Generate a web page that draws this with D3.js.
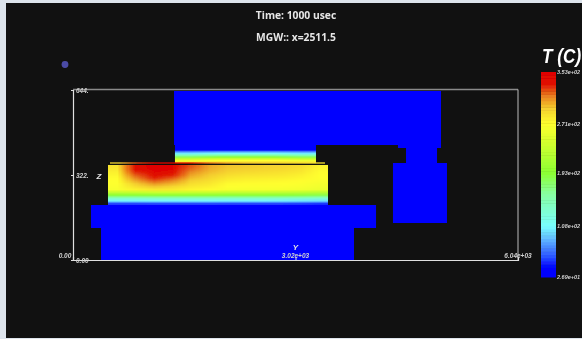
<!DOCTYPE html>
<html>
<head>
<meta charset="utf-8">
<script src="https://cdn.jsdelivr.net/npm/d3@7"></script>
<style>
  html, body { margin: 0; padding: 0; background: #dde4ec; overflow: hidden; }
  svg { display: block; }
  text { fill: #e6e6e6; font-family: "Liberation Sans", sans-serif; }
  .tiny { font-size: 6.5px; font-style: italic; font-weight: bold; fill: #d0d0d0; }
</style>
</head>
<body>
<div id="chart"></div>
<script>
// plot domain: y and z of the slice
const yTicks = [0, 3020, 6040];
const yTickLabels = ["0.00", "3.02e+03", "6.04e+03"];
const zTicks = [0, 322, 644];
const zTickLabels = ["0.00", "322.", "644."];

// colorbar ticks, top to bottom
const tempTicks = [353, 271, 193, 108, 26.9];
const tempTickLabels = ["3.53e+02", "2.71e+02", "1.93e+02", "1.08e+02", "2.69e+01"];
const tempStops = [26.9, 43, 59, 90, 108, 160, 193, 271, 295, 315, 335, 353];
const tempColors = ["#0000ff", "#0000ff", "#2a50ff", "#64c0ff", "#78ffff", "#88ffa0", "#8cff32", "#ffff2d", "#f5d030", "#e88020", "#e01000", "#e00000"];

// cold material outlines [y, z]
const upperBlock = [[1371, 640], [4995, 640], [4995, 424], [4941, 424], [4941, 367], [5076, 367], [5076, 140],
    [4343, 140], [4343, 367], [4520, 367], [4520, 424], [4411, 424], [4411, 436], [3298, 436], [3298, 367],
    [1384, 367], [1384, 436], [1371, 436]];
const lowerBlock = [[244, 208], [4113, 208], [4113, 121], [3814, 121], [3814, 0], [380, 0], [380, 121], [244, 121]];

// temperature in the main layer, rows top to bottom
const mainExtent = [475, 3461, 208, 360];
const mainField = [
    [285, 338, 352, 350, 322, 305, 298, 296, 294, 292, 288, 276],
    [282, 336, 350, 346, 318, 303, 296, 294, 292, 290, 285, 274],
    [278, 330, 346, 340, 312, 300, 293, 290, 288, 286, 282, 272],
    [275, 322, 340, 332, 306, 296, 288, 285, 284, 282, 278, 271],
    [272, 314, 332, 322, 300, 292, 283, 280, 279, 278, 275, 270],
    [271, 305, 322, 312, 294, 287, 278, 276, 275, 274, 272, 268],
    [270, 296, 310, 302, 288, 283, 273, 272, 272, 271, 269, 265],
    [268, 288, 298, 292, 282, 278, 270, 269, 268, 268, 266, 262],
    [266, 278, 284, 282, 276, 273, 266, 265, 265, 264, 262, 258],
    [232, 234, 238, 238, 236, 235, 232, 232, 232, 230, 228, 224],
    [192, 192, 195, 195, 195, 195, 194, 194, 194, 192, 190, 186],
    [140, 140, 142, 142, 142, 142, 141, 141, 141, 140, 138, 135],
    [105, 105, 106, 106, 106, 106, 105, 105, 105, 104, 102, 100],
    [55, 55, 56, 56, 56, 56, 55, 55, 55, 55, 54, 52]
];

// upper layer over the slot
const slotExtent = [1384, 3298, 367, 420];
const slotField = [
    [38, 40, 40, 40, 38],
    [78, 82, 82, 82, 78],
    [104, 110, 110, 110, 104],
    [145, 155, 155, 155, 145],
    [182, 192, 192, 192, 182],
    [230, 240, 240, 240, 230],
    [260, 270, 270, 270, 260],
    [280, 288, 288, 288, 280]
];

// thin film on top of the main layer
const filmExtent = [502, 3420, 364, 371];
const filmField = [
    [292, 325, 345, 350, 335, 318, 305, 298, 295, 292, 290, 285]
];

const width = 582;
const height = 339;

const y = d3.scaleLinear().domain([0, 6040]).range([73, 518]);
const z = d3.scaleLinear().domain([0, 644]).range([260, 90]);
const tempColor = d3.scaleLinear().domain(tempStops).range(tempColors).clamp(true);
const barY = d3.scaleLinear().domain([26.9, 353]).range([277, 72]);

const svg = d3.select("#chart").append("svg")
    .attr("width", width)
    .attr("height", height);

// the source is an upscaled low res render, everything is a bit soft
svg.append("filter")
    .attr("id", "soft")
    .attr("filterUnits", "userSpaceOnUse")
    .attr("x", 0).attr("y", 0).attr("width", width).attr("height", height)
    .append("feGaussianBlur").attr("stdDeviation", 0.5);

svg.append("rect")
    .attr("x", 6).attr("y", 3)
    .attr("width", width - 6).attr("height", 335)
    .attr("fill", "#111111");

const g = svg.append("g").attr("filter", "url(#soft)");

const outline = d3.line().x(d => y(d[0])).y(d => z(d[1]));

g.selectAll("path.block")
    .data([upperBlock, lowerBlock])
    .enter()
    .append("path")
    .attr("class", "block")
    .attr("d", d => outline(d) + "Z")
    .attr("fill", "#0000ff");

// one canvas pixel per field cell, the browser smooths it when scaled up
const drawField = (field, extent, opacity = 1) => {
    const canvas = document.createElement("canvas");
    canvas.width = field[0].length;
    canvas.height = field.length;
    const ctx = canvas.getContext("2d");
    field.forEach((row, i) => row.forEach((t, j) => {
        ctx.fillStyle = tempColor(t);
        ctx.fillRect(j, i, 1, 1);
    }));
    g.append("image")
        .attr("href", canvas.toDataURL())
        .attr("preserveAspectRatio", "none")
        .attr("opacity", opacity)
        .attr("x", y(extent[0]))
        .attr("y", z(extent[3]))
        .attr("width", y(extent[1]) - y(extent[0]))
        .attr("height", z(extent[2]) - z(extent[3]));
};

// dark gap between the film and the main layer
g.append("rect")
    .attr("x", y(mainExtent[0]))
    .attr("y", z(367))
    .attr("width", y(mainExtent[1]) - y(mainExtent[0]))
    .attr("height", z(360) - z(367))
    .attr("fill", "#111111");

drawField(mainField, mainExtent);
drawField(slotField, slotExtent);
drawField(filmField, filmExtent, 0.7);

// bounding box, left and bottom edges are brighter
const box = g.append("g").attr("fill", "none");
box.append("line").attr("x1", y(0)).attr("x2", y(6040)).attr("y1", z(644) - 0.5).attr("y2", z(644) - 0.5)
    .attr("stroke", "#8a8a8a").attr("stroke-width", 1.3);
box.append("line").attr("x1", y(6040)).attr("x2", y(6040)).attr("y1", z(644) - 0.5).attr("y2", z(0)).attr("stroke", "#bdbdbd");

const yAxis = d3.axisBottom(y)
    .tickValues(yTicks.slice(1, 2))
    .tickSize(-3)
    .tickFormat("");
g.append("g")
    .attr("transform", `translate(0,${z(0)})`)
    .call(yAxis)
    .call(a => a.select(".domain").attr("stroke", "#e0e0e0").attr("stroke-width", 1.2))
    .call(a => a.selectAll("line").attr("stroke", "#e0e0e0"));

const zAxis = d3.axisLeft(z)
    .tickValues(zTicks)
    .tickSize(2)
    .tickFormat((d, i) => zTickLabels[i]);
g.append("g")
    .attr("transform", `translate(${y(0)},0)`)
    .call(zAxis)
    .call(a => a.select(".domain").attr("stroke", "#e0e0e0").attr("stroke-width", 1.2))
    .call(a => a.selectAll("line").attr("stroke", "#e0e0e0"))
    .call(a => a.selectAll("text")
        .attr("class", "tiny")
        .attr("text-anchor", "start")
        .attr("x", 3)
        .attr("dy", "0.45em"));

// y labels sit above the bottom edge, first one left of the box
g.selectAll("text.ylabel")
    .data(yTickLabels)
    .enter()
    .append("text")
    .attr("class", "tiny ylabel")
    .attr("text-anchor", "middle")
    .attr("x", (d, i) => y(yTicks[i]) + (i === 0 ? -8 : 0))
    .attr("y", 257.5)
    .text(d => d);

g.append("text").attr("x", y(3020)).attr("y", 250).attr("text-anchor", "middle")
    .style("font-size", "8px").style("font-style", "italic").style("font-weight", "bold").text("Y");
g.append("text").attr("x", 99).attr("y", 179).attr("text-anchor", "middle")
    .style("font-size", "8px").style("font-style", "italic").style("font-weight", "bold").text("Z");

// titles
g.selectAll("text.title")
    .data([["Time: 1000 usec", 18.5], ["MGW:: x=2511.5", 41]])
    .enter()
    .append("text")
    .attr("class", "title")
    .attr("x", 296)
    .attr("y", d => d[1])
    .attr("text-anchor", "middle")
    .style("font-family", "'Open Sans', sans-serif")
    .style("font-size", "10.3px")
    .style("font-weight", 700)
    .text(d => d[0]);

g.append("circle").attr("cx", 65).attr("cy", 64.5).attr("r", 3.4).attr("fill", "#4c4ca6");

// colorbar
const bands = d3.range(64).map(i => 26.9 + (353 - 26.9) * i / 64);
const bandStep = (353 - 26.9) / 64;
g.selectAll("rect.band")
    .data(bands)
    .enter()
    .append("rect")
    .attr("class", "band")
    .attr("x", 541)
    .attr("width", 15)
    .attr("y", d => barY(d + bandStep))
    .attr("height", barY(0) - barY(bandStep) + 0.5)
    .attr("fill", d => tempColor(d + bandStep / 2));

g.selectAll("text.barlabel")
    .data(tempTicks)
    .enter()
    .append("text")
    .attr("class", "tiny barlabel")
    .attr("x", 557)
    .attr("y", d => barY(d) + 2)
    .style("font-size", "5.5px")
    .text((d, i) => tempTickLabels[i]);

// squeezed so it ends at the window edge
g.append("text")
    .attr("transform", "translate(542,63) scale(0.86,1)")
    .style("font-size", "20px")
    .style("font-style", "italic")
    .style("font-weight", "bold")
    .style("fill", "#ffffff")
    .text("T (C)");
</script>
</body>
</html>
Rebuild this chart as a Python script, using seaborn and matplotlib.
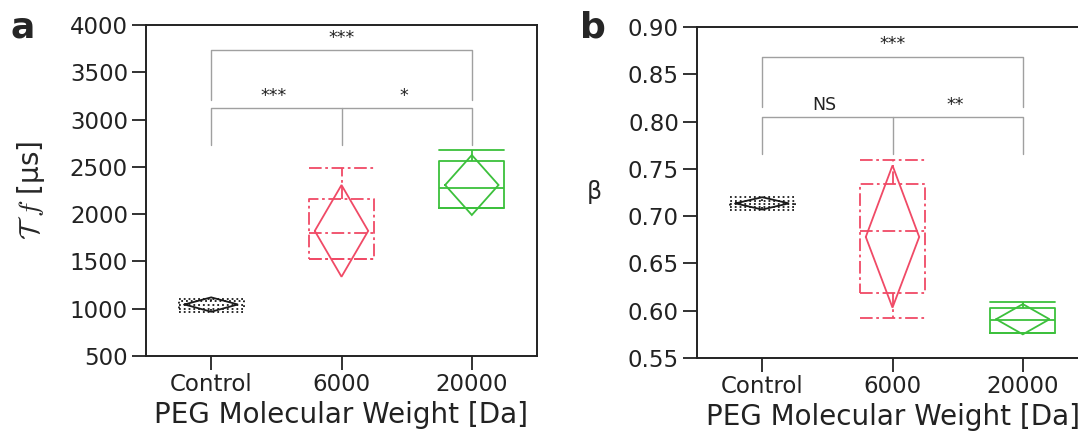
import numpy as np
import pandas as pd
import matplotlib
matplotlib.use("Agg")
import matplotlib.pyplot as plt
import seaborn as sns

# ---- data -------------------------------------------------------------
groups = ["Control", "6000", "20000"]
colors = ["#1a1a1a", "#f04a66", "#3cc03c"]

# panel a: fluorescence lifetime tau_f [us]
tau_min = [960, 1522, 2062]
tau_q1 = [1000, 1522, 2062]
tau_med = [1040, 1800, 2273]
tau_q3 = [1085, 2157, 2562]
tau_max = [1105, 2485, 2678]
tau_mean = [1045, 1823, 2308]
tau_ci_lo = [968, 1338, 1991]
tau_ci_hi = [1120, 2308, 2625]

# panel b: stretching exponent beta
beta_min = [0.7066, 0.592, 0.5768]
beta_q1 = [0.7094, 0.619, 0.5768]
beta_med = [0.7130, 0.684, 0.5903]
beta_q3 = [0.7158, 0.734, 0.6033]
beta_max = [0.7200, 0.759, 0.6087]
beta_mean = [0.7135, 0.678, 0.5910]
beta_ci_lo = [0.7070, 0.6033, 0.5750]
beta_ci_hi = [0.7200, 0.7536, 0.6070]

# significance annotations: (left group, right group, label)
tau_sig = [(0, 2, "***"), (0, 1, "***"), (1, 2, "*")]
beta_sig = [(0, 2, "***"), (0, 1, "NS"), (1, 2, "**")]

# ---- style ------------------------------------------------------------
sns.set_theme(style="ticks")
plt.rcParams["font.family"] = ["DejaVu Sans"]
plt.rcParams["mathtext.fontset"] = "cm"
plt.rcParams.update({
    "axes.edgecolor": "#222222",
    "axes.linewidth": 1.4,
    "xtick.major.size": 10,
    "ytick.major.size": 10,
    "xtick.major.width": 1.3,
    "ytick.major.width": 1.3,
    "xtick.major.pad": 2,
    "ytick.major.pad": 3,
    "xtick.color": "#222222",
    "ytick.color": "#222222",
    "xtick.labelsize": 16.5,
    "ytick.labelsize": 16.5,
})

box_styles = [":", (0, (7, 2, 1.5, 2)), "-"]
lw = 1.3


def five_number_frame(mins, q1s, meds, q3s, maxs):
    rows = []
    for g, a, b, c, d, e in zip(groups, mins, q1s, meds, q3s, maxs):
        for v in (a, b, c, d, e):
            rows.append({"group": g, "value": v})
    return pd.DataFrame(rows)


def draw_panel(ax, df, means, ci_lo, ci_hi):
    for i, g in enumerate(groups):
        ls = box_styles[i]
        props = dict(linestyle=ls, linewidth=lw)
        sns.boxplot(
            data=df[df["group"] == g], x="group", y="value", order=groups,
            color=colors[i], saturation=1, fill=False, width=0.5,
            whis=(0, 100), showfliers=False, linewidth=lw,
            boxprops=props, whiskerprops=props, capprops=props,
            medianprops=props, capwidths=0.5, ax=ax,
        )
    # mean diamonds (confidence interval)
    h = 0.205
    for i in range(len(groups)):
        xs = [i - h, i, i + h, i, i - h]
        ys = [means[i], ci_hi[i], means[i], ci_lo[i], means[i]]
        ax.plot(xs, ys, color=colors[i], lw=lw, solid_joinstyle="miter")


def draw_brackets(ax, sig, outer_top, outer_bot, inner_top, inner_bot,
                  outer_text_y, inner_text_y):
    c = "#a0a0a0"
    (l0, r0, t0) = sig[0]
    ax.plot([l0, l0, r0, r0], [outer_bot, outer_top, outer_top, outer_bot],
            color=c, lw=1.0)
    ax.text((l0 + r0) / 2, outer_text_y, t0, ha="center", va="center",
            fontsize=12.5, color="#222222")
    ax.plot([0, 0, 2, 2], [inner_bot, inner_top, inner_top, inner_bot],
            color=c, lw=1.0)
    ax.plot([1, 1], [inner_top, inner_bot], color=c, lw=1.0)
    for (l, r, t) in sig[1:]:
        ax.text((l + r) / 2 - 0.02, inner_text_y, t, ha="center", va="center",
                fontsize=12.5, color="#222222")


fig = plt.figure(figsize=(10.78, 4.38), dpi=100)
ax_a = fig.add_axes([146 / 1078, 82 / 438, 391 / 1078, 331 / 438])
ax_b = fig.add_axes([697 / 1078, 80 / 438, 391 / 1078, 331 / 438])

df_a = five_number_frame(tau_min, tau_q1, tau_med, tau_q3, tau_max)
draw_panel(ax_a, df_a, tau_mean, tau_ci_lo, tau_ci_hi)
ax_a.set_ylim(500, 4000)
ax_a.set_yticks(np.arange(500, 4001, 500))
draw_brackets(ax_a, tau_sig, 3736, 3207, 3119, 2731, 3860, 3245)
ax_a.set_ylabel(r"$\mathcal{T}\ f$ [μs]", fontsize=20, labelpad=16)

df_b = five_number_frame(beta_min, beta_q1, beta_med, beta_q3, beta_max)
draw_panel(ax_b, df_b, beta_mean, beta_ci_lo, beta_ci_hi)
ax_b.set_ylim(0.55, 0.90)
ax_b.set_yticks(np.arange(0.55, 0.901, 0.05))
ax_b.yaxis.set_major_formatter(matplotlib.ticker.FormatStrFormatter("%.2f"))
draw_brackets(ax_b, beta_sig, 0.8685, 0.8155, 0.8048, 0.766, 0.8825, 0.8175)
ax_b.set_ylabel("β", fontsize=17, rotation=0, labelpad=24, va="center")

for ax in (ax_a, ax_b):
    ax.set_xlim(-0.5, 2.5)
    ax.set_xlabel("PEG Molecular Weight [Da]", fontsize=20, labelpad=4,
                  color="#222222")
    for s in ax.spines.values():
        s.set_visible(True)

fig.text(10 / 1078, 1 - 38 / 438, "a", fontsize=26, fontweight="bold")
fig.text(580 / 1078, 1 - 38 / 438, "b", fontsize=26, fontweight="bold")

fig.savefig("out.png", dpi=100)
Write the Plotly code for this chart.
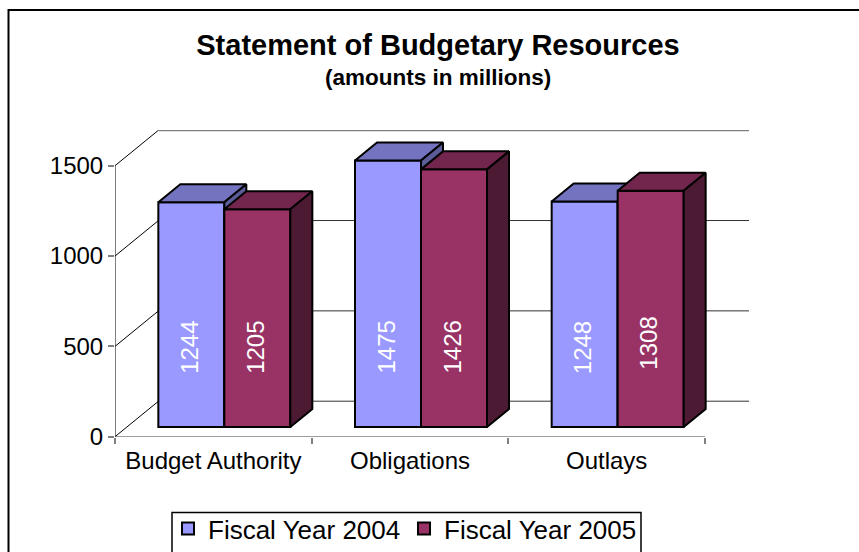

TASK OBJECTIVE> Restate word for word only the lines from where the entries begin through the one with "121], [244, 121]];"; omit the pictures.

SOLUTION TO THIS TASK>
Generate a web page that draws this with D3.js.
<!DOCTYPE html>
<html>
<head>
<meta charset="utf-8">
<script src="https://cdn.jsdelivr.net/npm/d3@7"></script>
<style>
  html, body { margin: 0; padding: 0; background: #dde4ec; overflow: hidden; }
  svg { display: block; }
  text { fill: #e6e6e6; font-family: "Liberation Sans", sans-serif; }
  .tiny { font-size: 6.5px; font-style: italic; font-weight: bold; fill: #d0d0d0; }
</style>
</head>
<body>
<div id="chart"></div>
<script>
// plot domain: y and z of the slice
const yTicks = [0, 3020, 6040];
const yTickLabels = ["0.00", "3.02e+03", "6.04e+03"];
const zTicks = [0, 322, 644];
const zTickLabels = ["0.00", "322.", "644."];

// colorbar ticks, top to bottom
const tempTicks = [353, 271, 193, 108, 26.9];
const tempTickLabels = ["3.53e+02", "2.71e+02", "1.93e+02", "1.08e+02", "2.69e+01"];
const tempStops = [26.9, 43, 59, 90, 108, 160, 193, 271, 295, 315, 335, 353];
const tempColors = ["#0000ff", "#0000ff", "#2a50ff", "#64c0ff", "#78ffff", "#88ffa0", "#8cff32", "#ffff2d", "#f5d030", "#e88020", "#e01000", "#e00000"];

// cold material outlines [y, z]
const upperBlock = [[1371, 640], [4995, 640], [4995, 424], [4941, 424], [4941, 367], [5076, 367], [5076, 140],
    [4343, 140], [4343, 367], [4520, 367], [4520, 424], [4411, 424], [4411, 436], [3298, 436], [3298, 367],
    [1384, 367], [1384, 436], [1371, 436]];
const lowerBlock = [[244, 208], [4113, 208], [4113, 121], [3814, 121], [3814, 0], [380, 0], [380, 121], [244, 121]];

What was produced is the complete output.